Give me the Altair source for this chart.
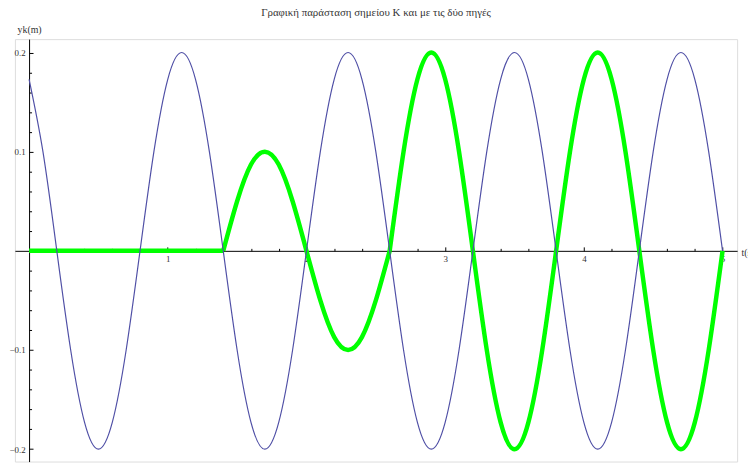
import altair as alt
import pandas as pd

# time samples (s)
t_vals = [0.0, 0.1, 0.2, 0.3, 0.4, 0.5, 0.6, 0.7, 0.8, 0.9,
          1.0, 1.1, 1.2, 1.3, 1.4, 1.5, 1.6, 1.7, 1.8, 1.9,
          2.0, 2.1, 2.2, 2.3, 2.4, 2.5, 2.6, 2.7, 2.8, 2.9,
          3.0, 3.1, 3.2, 3.3, 3.4, 3.5, 3.6, 3.7, 3.8, 3.9,
          4.0, 4.1, 4.2, 4.3, 4.4, 4.5, 4.6, 4.7, 4.8, 4.9, 5.0]

# thin blue curve (m)
blue_vals = [0.173, 0.1, 0.0, -0.1, -0.173, -0.2, -0.173, -0.1, 0.0, 0.1, 0.173, 0.2,
             0.173, 0.1, 0.0, -0.1, -0.173, -0.2, -0.173, -0.1, 0.0, 0.1, 0.173, 0.2,
             0.173, 0.1, 0.0, -0.1, -0.173, -0.2, -0.173, -0.1, 0.0, 0.1, 0.173, 0.2,
             0.173, 0.1, 0.0, -0.1, -0.173, -0.2, -0.173, -0.1, 0.0, 0.1, 0.173, 0.2,
             0.173, 0.1, 0.0]

# thick green curve (m)
green_vals = [0.0, 0.0, 0.0, 0.0, 0.0, 0.0, 0.0, 0.0, 0.0, 0.0,
              0.0, 0.0, 0.0, 0.0, 0.0,
              0.05, 0.087, 0.1, 0.087, 0.05, 0.0, -0.05, -0.087, -0.1, -0.087, -0.05, 0.0,
              0.1, 0.173, 0.2, 0.173, 0.1, 0.0, -0.1, -0.173, -0.2, -0.173, -0.1, 0.0,
              0.1, 0.173, 0.2, 0.173, 0.1, 0.0, -0.1, -0.173, -0.2, -0.173, -0.1, 0.0]

# times where the green curve changes regime (start, amplitude change)
green_breaks = [1.4, 2.6]

x_major = [1, 2, 3, 4, 5]
x_minor = [0.2, 0.4, 0.6, 0.8, 1.2, 1.4, 1.6, 1.8, 2.2, 2.4, 2.6, 2.8,
           3.2, 3.4, 3.6, 3.8, 4.2, 4.4, 4.6, 4.8]
y_major = [-0.2, -0.1, 0.1, 0.2]
y_minor = [-0.18, -0.16, -0.14, -0.12, -0.08, -0.06, -0.04, -0.02,
           0.02, 0.04, 0.06, 0.08, 0.12, 0.14, 0.16, 0.18]

title_text = "Γραφική παράσταση σημείου Κ και με τις δύο πηγές"

rows = []
for t, b in zip(t_vals, blue_vals):
    rows.append({"t": t, "y": b, "series": "blue", "seg": "b"})
edges = [0.0] + green_breaks + [5.0]
for t, g in zip(t_vals, green_vals):
    for k in range(len(edges) - 1):
        if edges[k] - 1e-9 <= t <= edges[k + 1] + 1e-9:
            rows.append({"t": t, "y": g, "series": "green", "seg": f"g{k}"})
df = pd.DataFrame(rows)

W, H = 730, 427
x_scale = alt.Scale(domain=[-0.102, 5.105], nice=False, zero=False)
y_scale = alt.Scale(domain=[-0.2125, 0.2135], nice=False, zero=False)
X_OFF = -14.3          # y axis sits at t = 0
Y_OFF_BOTTOM = -213    # x axis sits at y = 0 (from bottom)
Y_OFF_TOP = -214       # x axis sits at y = 0 (from top)
Y_RIGHT_OFF = -(730 - 14.3)

FONT = "Liberation Serif"

label_x_axis = alt.Axis(orient="bottom", offset=Y_OFF_BOTTOM, values=x_major, tickSize=0,
                        labelPadding=4, labelFont=FONT, labelFontSize=9, labelColor="#333",
                        domainColor="black", domainWidth=1, grid=False, format="d",
                        title="t(s)", titleFont=FONT, titleFontSize=10, titleFontWeight="normal",
                        titleAngle=0, titleX=W + 4, titleY=2, titleAlign="left",
                        titleBaseline="middle", titleColor="#333")
label_y_axis = alt.Axis(orient="left", offset=X_OFF, values=y_major, tickSize=0,
                        labelPadding=4, labelFont=FONT, labelFontSize=9, labelColor="#333",
                        domainColor="black", domainWidth=1, grid=False, format=".1f",
                        title="yk(m)", titleFont=FONT, titleFontSize=10, titleFontWeight="normal",
                        titleAngle=0, titleX=0, titleY=-7, titleAlign="center",
                        titleBaseline="alphabetic", titleColor="#333")
major_x_axis = alt.Axis(orient="top", offset=Y_OFF_TOP, values=x_major, tickSize=4,
                        labels=False, domain=False, grid=False, title=None,
                        tickColor="black", tickWidth=1)
major_y_axis = alt.Axis(orient="right", offset=Y_RIGHT_OFF, values=y_major, tickSize=4,
                        labels=False, domain=False, grid=False, title=None,
                        tickColor="black", tickWidth=1)
minor_x_axis = alt.Axis(orient="top", offset=Y_OFF_TOP, values=x_minor, tickSize=2.5,
                        labels=False, domain=False, grid=False, title=None,
                        tickColor="black", tickWidth=1)
minor_y_axis = alt.Axis(orient="right", offset=Y_RIGHT_OFF, values=y_minor, tickSize=2.5,
                        labels=False, domain=False, grid=False, title=None,
                        tickColor="black", tickWidth=1)

base = alt.Chart(df)

ghost = base.transform_filter(alt.datum.series == "blue").mark_line(opacity=0).encode(
    x=alt.X("t:Q", scale=x_scale, axis=major_x_axis),
    y=alt.Y("y:Q", scale=y_scale, axis=major_y_axis),
)

green = base.transform_filter(alt.datum.series == "green").mark_line(
    color="#00ff00", strokeWidth=4.5, interpolate="natural", clip=True
).encode(
    x=alt.X("t:Q", scale=x_scale, axis=minor_x_axis),
    y=alt.Y("y:Q", scale=y_scale, axis=minor_y_axis),
    detail="seg:N",
)

blue = base.transform_filter(alt.datum.series == "blue").mark_line(
    color="#5050a6", strokeWidth=1.2, interpolate="natural", clip=True
).encode(
    x=alt.X("t:Q", scale=x_scale, axis=label_x_axis),
    y=alt.Y("y:Q", scale=y_scale, axis=label_y_axis),
)

chart = alt.layer(ghost, green, blue).resolve_axis(
    x="independent", y="independent"
).properties(
    width=W, height=H,
    autosize=alt.AutoSizeParams(type="none"),
    padding={"left": 7, "top": 29, "right": 11, "bottom": 0},
    title=alt.TitleParams(title_text, font=FONT, fontSize=11, fontWeight="normal",
                          color="#333", anchor="middle", offset=6, dy=9,
                          baseline="alphabetic"),
).configure_view(stroke=None).configure(background="white")

chart.save("out.html", embed_options={"renderer": "svg", "actions": False})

::::::::

## PROBLEM DETAILS
Everything from the first line to the line with "import pandas as pd" must be repeated exactly, and nothing else. Leave the pictures out.

## OUTPUT OF THE EXERCISE
Give me the Altair source for this chart.
import altair as alt
import pandas as pd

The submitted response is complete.